»»

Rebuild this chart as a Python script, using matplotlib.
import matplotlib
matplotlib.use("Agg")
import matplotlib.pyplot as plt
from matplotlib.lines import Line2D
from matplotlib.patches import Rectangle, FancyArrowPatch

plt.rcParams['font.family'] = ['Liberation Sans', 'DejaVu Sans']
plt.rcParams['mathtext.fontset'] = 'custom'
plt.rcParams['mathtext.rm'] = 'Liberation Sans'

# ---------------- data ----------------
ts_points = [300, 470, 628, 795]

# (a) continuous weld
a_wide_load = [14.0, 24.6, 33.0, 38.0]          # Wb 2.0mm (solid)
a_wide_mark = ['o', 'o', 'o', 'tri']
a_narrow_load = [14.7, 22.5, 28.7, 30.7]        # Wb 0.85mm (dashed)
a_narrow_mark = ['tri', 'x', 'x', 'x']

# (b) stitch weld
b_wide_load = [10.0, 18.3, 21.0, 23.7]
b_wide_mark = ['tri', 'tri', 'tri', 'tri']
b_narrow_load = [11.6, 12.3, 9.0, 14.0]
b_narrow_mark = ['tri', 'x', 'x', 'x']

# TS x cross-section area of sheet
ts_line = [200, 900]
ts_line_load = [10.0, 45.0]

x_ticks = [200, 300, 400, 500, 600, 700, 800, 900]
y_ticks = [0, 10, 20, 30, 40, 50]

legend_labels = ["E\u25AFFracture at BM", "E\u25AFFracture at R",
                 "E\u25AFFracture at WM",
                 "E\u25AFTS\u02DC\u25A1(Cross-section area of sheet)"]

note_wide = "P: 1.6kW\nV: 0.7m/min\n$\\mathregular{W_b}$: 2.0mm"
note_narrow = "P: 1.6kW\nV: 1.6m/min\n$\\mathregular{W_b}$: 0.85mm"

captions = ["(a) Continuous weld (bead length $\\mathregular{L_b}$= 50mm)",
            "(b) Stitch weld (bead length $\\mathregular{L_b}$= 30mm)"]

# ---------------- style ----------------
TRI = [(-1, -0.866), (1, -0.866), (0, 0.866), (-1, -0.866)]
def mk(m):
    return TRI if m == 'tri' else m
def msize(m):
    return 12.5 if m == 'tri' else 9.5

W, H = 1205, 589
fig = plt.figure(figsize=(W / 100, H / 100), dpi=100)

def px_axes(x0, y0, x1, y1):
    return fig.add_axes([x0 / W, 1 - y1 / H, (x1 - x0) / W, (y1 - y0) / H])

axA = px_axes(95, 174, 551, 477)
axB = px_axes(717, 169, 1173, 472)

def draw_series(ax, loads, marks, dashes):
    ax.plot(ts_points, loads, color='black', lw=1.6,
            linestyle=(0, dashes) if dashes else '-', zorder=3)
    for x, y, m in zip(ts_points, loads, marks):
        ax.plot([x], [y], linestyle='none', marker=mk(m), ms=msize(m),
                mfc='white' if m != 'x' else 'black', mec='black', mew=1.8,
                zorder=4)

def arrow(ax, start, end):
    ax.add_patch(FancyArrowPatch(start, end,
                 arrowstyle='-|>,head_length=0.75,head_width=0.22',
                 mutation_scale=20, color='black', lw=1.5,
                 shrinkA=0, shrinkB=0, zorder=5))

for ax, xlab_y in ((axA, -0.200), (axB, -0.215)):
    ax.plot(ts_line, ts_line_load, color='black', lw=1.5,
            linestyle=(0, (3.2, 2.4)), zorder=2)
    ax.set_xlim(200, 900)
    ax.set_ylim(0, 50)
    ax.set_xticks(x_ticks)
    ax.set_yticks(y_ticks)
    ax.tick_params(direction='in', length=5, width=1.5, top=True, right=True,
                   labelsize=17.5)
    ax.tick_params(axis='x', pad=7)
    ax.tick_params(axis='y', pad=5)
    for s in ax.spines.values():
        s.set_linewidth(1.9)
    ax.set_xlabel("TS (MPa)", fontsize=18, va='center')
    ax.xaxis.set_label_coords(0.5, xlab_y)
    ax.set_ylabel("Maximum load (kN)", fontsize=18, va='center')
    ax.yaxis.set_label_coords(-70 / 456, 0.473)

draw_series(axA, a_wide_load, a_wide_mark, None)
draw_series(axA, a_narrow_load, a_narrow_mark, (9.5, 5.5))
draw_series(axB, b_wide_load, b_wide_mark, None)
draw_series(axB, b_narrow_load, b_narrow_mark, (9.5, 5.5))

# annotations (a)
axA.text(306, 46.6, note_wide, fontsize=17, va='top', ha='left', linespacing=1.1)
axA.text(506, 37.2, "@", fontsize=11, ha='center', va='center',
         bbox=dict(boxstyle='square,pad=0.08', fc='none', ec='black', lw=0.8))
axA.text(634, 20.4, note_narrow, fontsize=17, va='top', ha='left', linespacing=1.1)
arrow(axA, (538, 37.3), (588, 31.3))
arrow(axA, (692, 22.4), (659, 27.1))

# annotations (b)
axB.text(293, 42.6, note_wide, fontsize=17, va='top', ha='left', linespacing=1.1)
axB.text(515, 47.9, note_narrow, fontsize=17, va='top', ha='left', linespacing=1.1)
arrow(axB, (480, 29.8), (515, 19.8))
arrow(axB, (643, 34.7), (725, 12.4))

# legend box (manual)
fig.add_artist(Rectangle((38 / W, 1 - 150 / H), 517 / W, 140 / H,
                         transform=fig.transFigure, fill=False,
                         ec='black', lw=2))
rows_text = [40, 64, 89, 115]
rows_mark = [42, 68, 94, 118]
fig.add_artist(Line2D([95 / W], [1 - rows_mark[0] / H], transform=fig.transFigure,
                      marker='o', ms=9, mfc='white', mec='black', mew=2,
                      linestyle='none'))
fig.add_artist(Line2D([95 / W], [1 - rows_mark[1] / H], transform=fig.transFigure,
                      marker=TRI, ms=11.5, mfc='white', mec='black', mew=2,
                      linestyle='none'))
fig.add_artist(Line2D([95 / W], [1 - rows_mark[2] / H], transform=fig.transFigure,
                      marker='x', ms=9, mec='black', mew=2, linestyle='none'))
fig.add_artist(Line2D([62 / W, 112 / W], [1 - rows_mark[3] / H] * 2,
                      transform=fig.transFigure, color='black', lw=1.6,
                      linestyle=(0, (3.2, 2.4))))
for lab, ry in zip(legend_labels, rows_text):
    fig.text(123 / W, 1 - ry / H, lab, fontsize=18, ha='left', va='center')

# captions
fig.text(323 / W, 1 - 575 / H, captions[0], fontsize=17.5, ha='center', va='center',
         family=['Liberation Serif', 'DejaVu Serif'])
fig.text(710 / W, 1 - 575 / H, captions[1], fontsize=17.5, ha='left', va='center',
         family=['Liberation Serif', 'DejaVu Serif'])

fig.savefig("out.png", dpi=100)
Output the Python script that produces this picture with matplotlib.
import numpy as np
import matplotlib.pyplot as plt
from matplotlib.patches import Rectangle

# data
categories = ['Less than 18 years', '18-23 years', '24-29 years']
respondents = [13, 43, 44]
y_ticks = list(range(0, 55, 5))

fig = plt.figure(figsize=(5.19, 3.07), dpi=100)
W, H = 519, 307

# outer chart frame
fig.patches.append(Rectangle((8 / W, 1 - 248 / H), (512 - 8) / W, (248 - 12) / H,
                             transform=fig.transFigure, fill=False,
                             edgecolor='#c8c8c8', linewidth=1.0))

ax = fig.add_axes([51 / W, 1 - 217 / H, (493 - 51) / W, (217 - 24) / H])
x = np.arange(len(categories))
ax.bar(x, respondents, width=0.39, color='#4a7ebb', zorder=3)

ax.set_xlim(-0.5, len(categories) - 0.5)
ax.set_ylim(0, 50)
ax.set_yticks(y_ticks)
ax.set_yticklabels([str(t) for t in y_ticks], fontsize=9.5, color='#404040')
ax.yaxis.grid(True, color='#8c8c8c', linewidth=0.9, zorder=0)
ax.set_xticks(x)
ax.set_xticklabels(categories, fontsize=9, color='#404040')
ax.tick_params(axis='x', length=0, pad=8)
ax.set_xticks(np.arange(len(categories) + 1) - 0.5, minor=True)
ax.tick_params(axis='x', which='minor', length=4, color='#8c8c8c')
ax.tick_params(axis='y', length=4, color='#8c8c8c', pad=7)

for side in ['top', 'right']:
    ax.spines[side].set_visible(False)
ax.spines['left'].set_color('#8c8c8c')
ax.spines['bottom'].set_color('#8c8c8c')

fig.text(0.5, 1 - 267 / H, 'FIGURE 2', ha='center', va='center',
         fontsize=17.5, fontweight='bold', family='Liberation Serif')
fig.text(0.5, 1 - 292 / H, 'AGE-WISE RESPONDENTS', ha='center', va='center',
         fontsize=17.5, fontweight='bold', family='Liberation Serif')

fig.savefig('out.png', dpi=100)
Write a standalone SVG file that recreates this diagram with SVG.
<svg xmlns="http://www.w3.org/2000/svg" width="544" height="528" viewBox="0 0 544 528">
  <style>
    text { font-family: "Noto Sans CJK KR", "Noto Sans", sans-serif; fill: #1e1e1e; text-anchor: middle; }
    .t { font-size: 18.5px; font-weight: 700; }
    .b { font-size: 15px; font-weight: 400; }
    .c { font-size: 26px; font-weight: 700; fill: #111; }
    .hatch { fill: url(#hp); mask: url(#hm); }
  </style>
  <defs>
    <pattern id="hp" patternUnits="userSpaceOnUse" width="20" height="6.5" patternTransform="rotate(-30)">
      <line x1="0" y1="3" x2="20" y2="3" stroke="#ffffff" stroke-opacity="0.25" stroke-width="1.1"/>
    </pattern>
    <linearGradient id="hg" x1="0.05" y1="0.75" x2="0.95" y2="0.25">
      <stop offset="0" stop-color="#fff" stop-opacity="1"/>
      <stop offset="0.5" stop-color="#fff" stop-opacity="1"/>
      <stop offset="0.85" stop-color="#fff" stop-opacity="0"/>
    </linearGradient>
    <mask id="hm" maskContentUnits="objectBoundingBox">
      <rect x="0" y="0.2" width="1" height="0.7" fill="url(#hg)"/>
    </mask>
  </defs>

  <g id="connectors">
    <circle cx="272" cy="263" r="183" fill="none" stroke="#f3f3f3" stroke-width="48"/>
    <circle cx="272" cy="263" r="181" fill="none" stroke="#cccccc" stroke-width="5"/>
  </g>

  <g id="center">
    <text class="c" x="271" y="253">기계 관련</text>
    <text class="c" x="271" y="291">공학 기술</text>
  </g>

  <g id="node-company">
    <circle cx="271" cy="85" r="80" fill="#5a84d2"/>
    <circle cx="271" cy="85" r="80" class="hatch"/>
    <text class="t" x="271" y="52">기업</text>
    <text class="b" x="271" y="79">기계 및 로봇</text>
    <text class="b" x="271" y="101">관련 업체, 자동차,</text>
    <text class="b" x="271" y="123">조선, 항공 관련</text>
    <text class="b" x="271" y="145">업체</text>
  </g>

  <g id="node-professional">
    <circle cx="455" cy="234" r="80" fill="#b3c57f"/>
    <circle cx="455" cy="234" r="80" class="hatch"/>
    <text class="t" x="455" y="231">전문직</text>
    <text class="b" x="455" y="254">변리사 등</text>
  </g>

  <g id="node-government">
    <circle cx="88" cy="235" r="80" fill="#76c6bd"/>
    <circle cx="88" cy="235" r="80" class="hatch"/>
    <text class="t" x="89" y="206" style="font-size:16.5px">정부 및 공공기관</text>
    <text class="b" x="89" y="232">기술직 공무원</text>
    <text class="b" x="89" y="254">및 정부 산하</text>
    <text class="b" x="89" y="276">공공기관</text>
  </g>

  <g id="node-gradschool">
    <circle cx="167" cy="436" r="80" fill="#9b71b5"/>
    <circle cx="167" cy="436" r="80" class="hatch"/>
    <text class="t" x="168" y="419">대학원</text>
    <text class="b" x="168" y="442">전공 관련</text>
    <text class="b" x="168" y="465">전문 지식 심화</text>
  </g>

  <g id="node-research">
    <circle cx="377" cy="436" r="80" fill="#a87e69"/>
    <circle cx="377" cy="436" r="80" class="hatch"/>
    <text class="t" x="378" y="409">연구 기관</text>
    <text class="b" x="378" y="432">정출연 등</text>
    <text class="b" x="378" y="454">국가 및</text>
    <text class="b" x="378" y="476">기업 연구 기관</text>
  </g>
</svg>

««

Quote the data above verbatim from its first line to the line that includes "from matplotlib.patches import Rectangle, FancyArrowPatch", with both boundary lines retained.

→ **FINAL RESULT**
Rebuild this chart as a Python script, using matplotlib.
import matplotlib
matplotlib.use("Agg")
import matplotlib.pyplot as plt
from matplotlib.lines import Line2D
from matplotlib.patches import Rectangle, FancyArrowPatch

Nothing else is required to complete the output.